Like most people who drink because they enjoy it rather than because they have to, Andre isn't bothered overmuch by the occasional dry period. Last year, for example, after an extended trip to Japan and Australia, he found that his weight had reached the unacceptably high figure of 540 pounds, whereupon he put himself on a strict diet—no alcohol, and only one meal a day. In four weeks he dropped 80 pounds, which becomes less surprising with the realization that he consumes approximately 7,000 calories in alcohol a day.
As for his efforts at table, Andre seems to eat less than might be expected, though, of course, far more than the average person. Four eggs, bacon, hash browns, four pieces of whole wheat toast, a pint of orange juice and two iced coffees suffice to break his nightly fast, and his evening meal, generally taken several hours before his match, will depend on where he is in the world, although the quantity will be about twice that consumed by your garden variety gourmand. Occasionally, however, he will hold back on the alcohol and give full play to his appetite. He recently recounted an evening spent in a small, second-rate restaurant. "I was tired, boss, and I only wanted to have a quick bite and go to bed, but this waitress, she kept pointing at me and talking about me to the other customers. Then she asked me in a loud voice if a cup of soup and a cracker would be enough. And she laughed. I told her no, that I was hungry, and wished the entire menu to be brought, one dish at a time. It took me four hours to eat it all."
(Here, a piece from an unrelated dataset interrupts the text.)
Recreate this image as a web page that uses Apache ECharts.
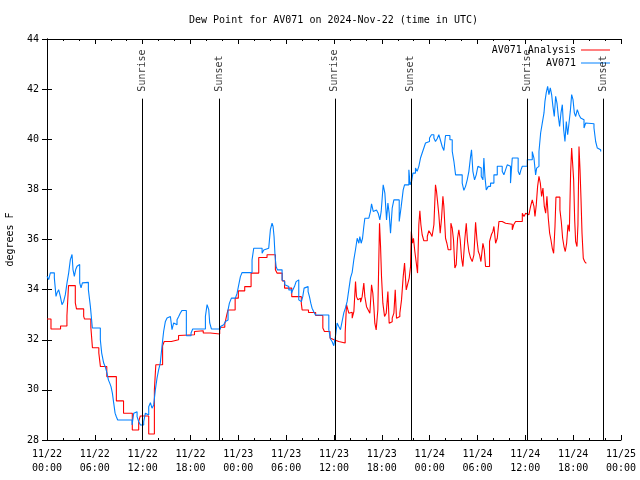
<!DOCTYPE html>
<html>
<head>
<meta charset="utf-8">
<script src="https://cdn.jsdelivr.net/npm/echarts@6/dist/echarts.min.js"></script>
<style>html,body{margin:0;padding:0;background:#fff}#c{width:640px;height:480px}</style>
</head>
<body>
<div id="c"></div>
<script>
// hours since 2024-11-22 00:00 UTC
const xTickDays = ['11/22','11/22','11/22','11/22','11/23','11/23','11/23','11/23','11/24','11/24','11/24','11/24','11/25'];
const xTickTimes = ['00:00','06:00','12:00','18:00','00:00','06:00','12:00','18:00','00:00','06:00','12:00','18:00','00:00'];

const redHours = [0,0.5,1.7,2.5,2.7,3.55,3.7,4.6,4.7,5.5,5.7,6.5,6.7,7.5,8.7,9.6,10.7,11.5,11.7,12.76,13.47,13.65,14.5,14.7,15.6,16.5,16.7,18.5,18.7,19.6,20.5,21.66,21.8,22.3,22.55,22.7,23.6,24.0,24.8,25.6,26.56,27.6,28.65,28.85,29.5,29.8,30.7,31.9,32.0,32.8,33.7,34.6,34.8,35.5,35.7,36.0,36.6,37.4,37.57,37.74,37.86,38.07,38.28,38.49,38.7,38.82,38.99,39.16,39.33,39.53,39.74,39.87,40.08,40.29,40.5,40.71,40.87,41.0,41.12,41.29,41.5,41.71,41.84,41.96,42.13,42.34,42.55,42.76,42.92,43.09,43.3,43.51,43.68,43.84,44.05,44.26,44.47,44.68,44.85,45.06,45.27,45.43,45.6,45.7,45.85,45.97,46.14,46.3,46.48,46.64,46.77,46.9,47.06,47.27,47.7,47.9,48.1,48.3,48.53,48.73,48.86,49.03,49.15,49.32,49.49,49.66,49.78,49.99,50.16,50.33,50.66,50.83,50.99,51.16,51.33,51.5,51.66,51.83,52.0,52.17,52.42,52.59,52.75,52.92,53.13,53.34,53.55,53.76,53.93,54.1,54.26,54.43,54.68,54.85,55.01,55.51,55.76,55.93,56.06,56.27,56.48,56.69,57.1,57.52,58.36,58.57,58.78,59.62,59.83,60.04,60.24,60.45,60.66,60.87,61.08,61.21,61.37,61.54,61.71,61.88,62.04,62.21,62.38,62.55,62.71,62.88,63.05,63.21,63.38,63.55,63.72,63.84,64.34,64.51,64.68,64.85,65.01,65.18,65.35,65.52,65.68,65.81,65.93,66.06,66.19,66.31,66.48,66.6,66.73,66.86,66.98,67.11,67.27,67.44,67.65];
const redValues = [32.83,32.43,32.55,32.96,34.16,33.47,33.23,32.93,32.83,32.5,31.68,31.47,30.93,30.53,29.56,29.07,28.4,28.73,28.96,28.24,30.0,31.0,31.76,31.93,32.0,32.17,32.2,32.33,32.36,32.27,32.23,32.4,32.5,32.62,32.99,33.19,33.66,33.95,34.12,34.66,35.28,35.39,34.79,34.66,34.35,34.06,33.72,33.45,33.19,33.09,32.97,32.47,32.33,32.07,32.0,31.93,31.87,32.27,33.4,33.2,33.06,33.1,32.86,33.12,34.32,33.72,33.6,33.66,33.5,33.72,34.26,33.72,33.32,33.19,33.06,34.19,33.86,33.32,32.66,32.39,33.2,36.65,35.72,34.52,33.46,32.93,33.06,33.92,32.66,32.72,32.86,33.06,33.99,32.86,32.93,33.06,33.59,34.52,35.06,33.99,34.26,34.46,34.92,36.32,35.85,36.05,35.52,35.12,34.66,36.59,37.15,36.59,36.19,35.95,36.12,36.35,36.25,36.12,36.59,38.18,37.92,37.38,36.99,36.25,36.85,37.72,37.32,36.05,35.85,35.59,36.65,36.45,35.99,34.86,34.99,36.05,36.39,35.99,35.26,34.92,36.05,36.65,35.92,35.52,35.26,35.12,35.39,36.69,35.99,35.52,35.39,35.12,35.85,35.59,34.92,35.92,36.21,36.32,36.52,35.85,36.05,36.72,36.65,36.61,36.39,36.61,36.72,37.05,36.92,37.05,36.99,37.05,37.32,37.58,37.32,36.92,37.38,38.12,38.52,38.25,37.72,38.05,37.32,37.05,37.72,36.85,36.25,35.99,35.65,35.45,36.52,37.69,37.18,36.72,36.05,35.72,35.52,35.85,36.59,36.32,38.65,39.65,39.05,38.38,36.78,35.92,35.72,36.59,39.71,38.78,37.65,36.25,35.25,35.12,35.05];

const blueHours = [0,0.21,0.42,0.92,1.13,1.26,1.46,1.67,1.88,2.09,2.3,2.51,2.72,2.93,3.14,3.26,3.43,3.6,3.77,3.93,4.1,4.27,4.44,4.6,5.19,5.44,5.69,6.69,6.86,7.11,7.32,7.53,7.7,7.87,8.03,8.2,8.37,8.54,8.7,8.87,10.67,10.88,11.09,11.3,11.51,11.72,12.13,12.34,12.55,12.76,12.97,13.17,13.38,13.59,13.8,14.0,14.21,14.42,14.63,14.85,15.06,15.27,15.48,15.68,15.89,16.1,16.31,16.52,16.73,16.94,17.48,18.07,18.28,19.87,20.08,20.29,20.41,20.62,21.75,21.96,22.17,22.38,22.55,22.71,22.88,23.13,23.63,23.84,24.05,24.26,24.47,25.72,25.93,26.98,27.19,27.4,27.81,28.02,28.23,28.36,28.48,28.61,28.74,28.9,29.49,29.66,29.82,29.99,30.33,30.66,30.83,31.04,31.25,31.41,31.58,31.71,31.91,32.08,32.25,32.5,32.75,32.92,33.09,33.25,33.46,33.67,35.35,35.55,35.76,35.97,36.18,36.39,36.6,36.81,37.02,37.23,37.44,37.65,37.86,38.07,38.28,38.49,38.7,38.91,39.12,39.24,39.41,39.58,39.74,39.87,40.37,40.58,40.71,40.92,41.12,41.33,41.54,41.75,41.92,42.17,42.38,42.59,42.76,42.92,43.09,43.3,43.51,44.18,44.43,44.68,44.85,45.39,45.55,45.73,45.9,46.22,46.43,46.64,46.85,47.06,47.27,47.48,47.69,47.98,48.23,48.53,48.73,48.94,49.15,49.36,49.57,49.78,49.99,50.54,50.83,51.04,51.25,52.08,52.29,52.5,52.71,52.92,53.13,53.25,53.42,53.63,53.84,54.05,54.26,54.47,54.68,54.8,54.93,55.1,55.35,55.64,56.06,56.48,57.1,57.31,57.52,57.73,57.93,58.14,58.36,59.1,59.28,59.45,59.62,60.24,60.87,61.08,61.29,61.42,61.58,61.71,61.92,62.13,62.34,62.46,62.63,62.8,62.96,63.13,63.3,63.46,63.63,63.8,63.97,64.14,64.3,64.47,64.64,64.81,64.97,65.14,65.31,65.48,65.64,65.81,65.98,66.15,66.31,66.52,66.73,66.94,67.15,67.36,67.57,67.78,68.61,68.82,69.03,69.24,69.45];
const blueValues = [34.53,34.4,34.67,34.47,33.73,33.87,34.0,33.73,33.4,33.53,33.8,34.27,34.67,35.2,35.4,34.8,34.53,34.8,34.93,35.0,34.27,34.07,34.27,34.29,34.0,33.33,32.47,32.0,31.47,31.07,30.91,30.67,30.4,30.27,30.13,29.87,29.47,29.07,28.93,28.8,28.6,29.07,29.13,28.93,28.73,28.6,28.73,29.07,29.0,29.33,29.49,29.27,29.4,30.0,30.47,30.8,31.07,31.73,32.33,32.73,32.87,32.93,33.0,32.4,32.67,32.6,32.8,32.93,33.07,33.17,32.16,32.27,32.43,32.93,33.4,33.2,32.67,32.43,32.53,32.6,32.53,32.73,32.79,33.19,33.46,33.66,33.72,33.85,34.19,34.52,34.68,35.19,35.65,35.45,35.58,35.65,35.68,36.39,36.65,36.52,36.12,35.32,34.92,34.79,34.39,34.32,34.19,34.12,33.99,33.85,33.99,34.12,34.32,34.39,33.59,33.52,33.46,33.72,34.06,34.12,33.92,33.72,33.46,33.26,33.12,32.99,32.4,32.03,31.93,31.76,32.13,32.67,32.53,32.4,32.73,33.07,33.27,33.53,34.0,34.47,34.69,35.2,35.6,36.05,35.85,36.12,35.85,36.05,36.52,36.85,36.92,37.12,37.42,37.12,37.18,37.12,37.05,36.78,37.12,38.18,37.85,36.78,37.45,37.05,36.25,37.25,37.58,36.72,37.32,37.98,38.18,38.78,38.18,38.32,38.65,38.85,38.72,38.92,39.25,39.45,39.65,39.85,39.91,40.05,40.18,40.05,39.91,40.02,40.18,39.95,39.71,39.55,40.15,39.98,39.52,39.12,38.58,38.25,37.96,38.12,38.38,38.72,39.31,39.58,38.72,38.38,38.58,38.92,38.85,38.52,38.38,39.25,38.52,37.98,38.12,38.25,38.58,38.92,38.72,38.58,38.78,38.98,38.92,38.25,39.25,38.72,38.58,38.78,38.92,39.18,39.51,39.25,38.58,38.85,38.92,39.51,40.25,40.65,41.05,41.51,41.87,42.11,41.78,42.05,41.78,41.31,40.91,41.71,41.44,40.91,40.51,41.05,41.38,40.38,39.91,40.71,40.18,40.65,41.11,41.78,41.58,41.05,40.91,41.18,40.98,40.85,40.78,40.45,40.65,40.62,40.45,39.91,39.65,39.58,39.51];

const sunHours = [12.0, 21.66, 36.1, 45.64, 60.24, 69.74];
const sunLabels = ['Sunrise', 'Sunset', 'Sunrise', 'Sunset', 'Sunrise', 'Sunset'];

const FONT = 'DejaVu Sans Mono';
const lineTop = 41.62, labelBase = 41.9;

const chart = echarts.init(document.getElementById('c'), null, {renderer: 'canvas'});
const axisCommon = {
  axisLine: {show: true, lineStyle: {color: '#000', width: 1}},
  axisTick: {show: true, inside: true, length: 5, lineStyle: {color: '#000'}},
  splitLine: {show: false}
};
const legendCommon = {
  orient: 'horizontal', align: 'right', right: 30, padding: 0,
  itemWidth: 29, itemHeight: 1, icon: 'rect',
  textStyle: {fontFamily: FONT, fontSize: 10, color: '#000'}
};
chart.setOption({
  animation: false,
  backgroundColor: '#fff',
  title: {
    text: 'Dew Point for AV071 on 2024-Nov-22 (time in UTC)',
    left: 189, top: 15, padding: 0,
    textStyle: {fontFamily: FONT, fontSize: 10, fontWeight: 'normal', color: '#000'}
  },
  legend: [
    Object.assign({}, legendCommon, {data: ['AV071 Analysis'], top: 45}),
    Object.assign({}, legendCommon, {data: ['AV071'], top: 58})
  ],
  grid: {left: 47, right: 19, top: 39, bottom: 40, containLabel: false, outerBoundsMode: 'none'},
  xAxis: [
    Object.assign({}, axisCommon, {
      type: 'value', min: 0, max: 72, interval: 6, position: 'bottom',
      minorTick: {show: true, splitNumber: 3, length: 2, lineStyle: {color: '#000'}},
      axisLabel: {
        margin: 7, fontFamily: FONT, fontSize: 10, color: '#000', lineHeight: 14,
        formatter: function (v) { const i = Math.round(v / 6); return xTickDays[i] + '\n' + xTickTimes[i]; }
      }
    }),
    Object.assign({}, axisCommon, {
      type: 'value', min: 0, max: 72, interval: 6, position: 'top',
      minorTick: {show: true, splitNumber: 3, length: 2, lineStyle: {color: '#000'}},
      axisLabel: {show: false}
    })
  ],
  yAxis: [
    Object.assign({}, axisCommon, {
      type: 'value', min: 28, max: 44, interval: 2, position: 'left',
      name: 'degrees F', nameLocation: 'middle', nameGap: 32, nameRotate: 90,
      nameTextStyle: {fontFamily: FONT, fontSize: 10, color: '#000'},
      axisLabel: {margin: 8, fontFamily: FONT, fontSize: 10, color: '#000'}
    }),
    Object.assign({}, axisCommon, {
      type: 'value', min: 28, max: 44, interval: 2, position: 'right',
      axisLabel: {show: false}
    })
  ],
  series: [
    {
      name: 'AV071 Analysis', type: 'line', step: 'end', symbol: 'none',
      lineStyle: {color: '#ff0000', width: 1.1}, itemStyle: {color: '#ff0000'},
      data: redHours.map((h, i) => [h, redValues[i]]), z: 3
    },
    {
      name: 'AV071', type: 'line', step: 'end', symbol: 'none',
      lineStyle: {color: '#0080ff', width: 1.1}, itemStyle: {color: '#0080ff'},
      data: blueHours.map((h, i) => [h, blueValues[i]]), z: 4
    },
    {
      name: 'sun', type: 'scatter', symbolSize: 1, itemStyle: {color: 'rgba(0,0,0,0)'},
      data: sunHours.map((h, i) => ({value: [h, labelBase], name: sunLabels[i]})),
      label: {show: true, position: 'inside', rotate: 90, align: 'left', verticalAlign: 'middle',
              formatter: p => p.name, fontFamily: FONT, fontSize: 10, color: '#000'},
      markLine: {
        silent: true, symbol: 'none', animation: false,
        lineStyle: {color: '#000', width: 1, type: 'solid'},
        label: {show: false},
        data: sunHours.map(h => [{coord: [h, 28]}, {coord: [h, lineTop]}])
      },
      z: 5
    }
  ]
});
</script>
</body>
</html>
As he globe-hops, the Giant usually avoids this kind of unpleasantness by exercising great care in his choice of restaurants. He takes the same sort of delight Hemingway did in scheduling his travel arrangements so as to arrive at the time and place that will allow him a chance to have a word with the owner and local friends and sample the specialty of the house. Although he admits to a slight preference for French cuisine, he introduced me to a Korean restaurant in Manhattan, a delicatessen in Montreal and an Italian place in Albany, all of which were excellent, and all of which were owned by people who welcomed Andre as if he were family. But the spot he seemed most pleased to show me was, understandably, a delightful Montreal restaurant, Le Picher, which he owns and which served a salmon mousse that was, as a friend of mine once said about a $200 bottle of German wine, all it should have been.